DIRECTIVE -> Retype the opening lines of the listing below, ending with the line that contains "H16 V50 M167,16", and leave out any pictures.

○ ○ ○ ○ ○ ○ ○

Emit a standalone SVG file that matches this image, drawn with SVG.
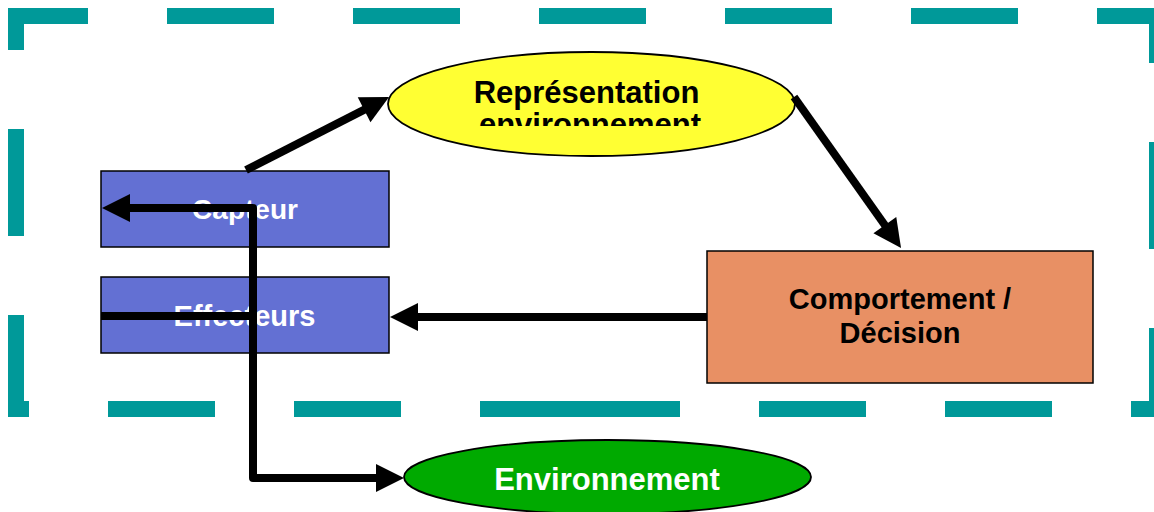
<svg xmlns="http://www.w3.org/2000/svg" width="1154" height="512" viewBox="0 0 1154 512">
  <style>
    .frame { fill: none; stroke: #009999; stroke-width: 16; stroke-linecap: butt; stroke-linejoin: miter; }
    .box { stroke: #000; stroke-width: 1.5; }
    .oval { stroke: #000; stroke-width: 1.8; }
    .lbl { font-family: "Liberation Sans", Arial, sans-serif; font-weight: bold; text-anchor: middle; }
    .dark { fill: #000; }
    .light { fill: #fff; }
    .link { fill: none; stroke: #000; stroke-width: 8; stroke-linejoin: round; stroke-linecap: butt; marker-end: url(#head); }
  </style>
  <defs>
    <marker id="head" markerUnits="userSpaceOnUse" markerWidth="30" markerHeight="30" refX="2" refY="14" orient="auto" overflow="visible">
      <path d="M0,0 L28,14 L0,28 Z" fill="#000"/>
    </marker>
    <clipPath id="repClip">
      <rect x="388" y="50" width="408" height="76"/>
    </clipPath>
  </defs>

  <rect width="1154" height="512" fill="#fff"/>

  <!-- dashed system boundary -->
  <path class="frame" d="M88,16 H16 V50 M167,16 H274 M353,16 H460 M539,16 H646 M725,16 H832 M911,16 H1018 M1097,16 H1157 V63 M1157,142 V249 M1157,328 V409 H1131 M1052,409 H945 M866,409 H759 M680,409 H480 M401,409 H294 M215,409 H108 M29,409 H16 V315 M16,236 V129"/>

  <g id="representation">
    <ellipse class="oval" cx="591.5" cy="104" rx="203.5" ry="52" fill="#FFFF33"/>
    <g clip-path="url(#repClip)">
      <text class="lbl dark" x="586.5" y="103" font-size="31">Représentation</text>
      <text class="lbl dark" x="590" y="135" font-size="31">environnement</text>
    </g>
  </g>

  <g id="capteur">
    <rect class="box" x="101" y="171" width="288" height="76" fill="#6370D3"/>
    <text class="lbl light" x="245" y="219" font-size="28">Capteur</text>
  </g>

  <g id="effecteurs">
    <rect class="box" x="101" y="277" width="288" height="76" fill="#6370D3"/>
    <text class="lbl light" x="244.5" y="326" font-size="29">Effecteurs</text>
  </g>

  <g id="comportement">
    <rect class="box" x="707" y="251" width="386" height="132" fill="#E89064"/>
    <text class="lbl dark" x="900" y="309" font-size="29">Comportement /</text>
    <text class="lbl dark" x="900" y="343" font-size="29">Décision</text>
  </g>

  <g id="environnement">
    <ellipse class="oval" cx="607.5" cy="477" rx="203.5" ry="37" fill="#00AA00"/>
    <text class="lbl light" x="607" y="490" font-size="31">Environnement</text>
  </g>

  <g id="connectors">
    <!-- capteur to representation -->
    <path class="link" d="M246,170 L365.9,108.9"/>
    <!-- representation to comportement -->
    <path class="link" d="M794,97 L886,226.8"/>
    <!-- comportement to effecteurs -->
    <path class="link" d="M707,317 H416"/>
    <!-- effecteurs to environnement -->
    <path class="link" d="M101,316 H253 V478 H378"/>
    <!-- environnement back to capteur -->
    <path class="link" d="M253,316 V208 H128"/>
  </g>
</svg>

○ ○ ○ ○ ○ ○ ○

THE ANSWER ->
Emit a standalone SVG file that matches this image, drawn with SVG.
<svg xmlns="http://www.w3.org/2000/svg" width="1154" height="512" viewBox="0 0 1154 512">
  <style>
    .frame { fill: none; stroke: #009999; stroke-width: 16; stroke-linecap: butt; stroke-linejoin: miter; }
    .box { stroke: #000; stroke-width: 1.5; }
    .oval { stroke: #000; stroke-width: 1.8; }
    .lbl { font-family: "Liberation Sans", Arial, sans-serif; font-weight: bold; text-anchor: middle; }
    .dark { fill: #000; }
    .light { fill: #fff; }
    .link { fill: none; stroke: #000; stroke-width: 8; stroke-linejoin: round; stroke-linecap: butt; marker-end: url(#head); }
  </style>
  <defs>
    <marker id="head" markerUnits="userSpaceOnUse" markerWidth="30" markerHeight="30" refX="2" refY="14" orient="auto" overflow="visible">
      <path d="M0,0 L28,14 L0,28 Z" fill="#000"/>
    </marker>
    <clipPath id="repClip">
      <rect x="388" y="50" width="408" height="76"/>
    </clipPath>
  </defs>

  <rect width="1154" height="512" fill="#fff"/>

  <!-- dashed system boundary -->
  <path class="frame" d="M88,16 H16 V50 M167,16 H274 M353,16 H460 M539,16 H646 M725,16 H832 M911,16 H1018 M1097,16 H1157 V63 M1157,142 V249 M1157,328 V409 H1131 M1052,409 H945 M866,409 H759 M680,409 H480 M401,409 H294 M215,409 H108 M29,409 H16 V315 M16,236 V129"/>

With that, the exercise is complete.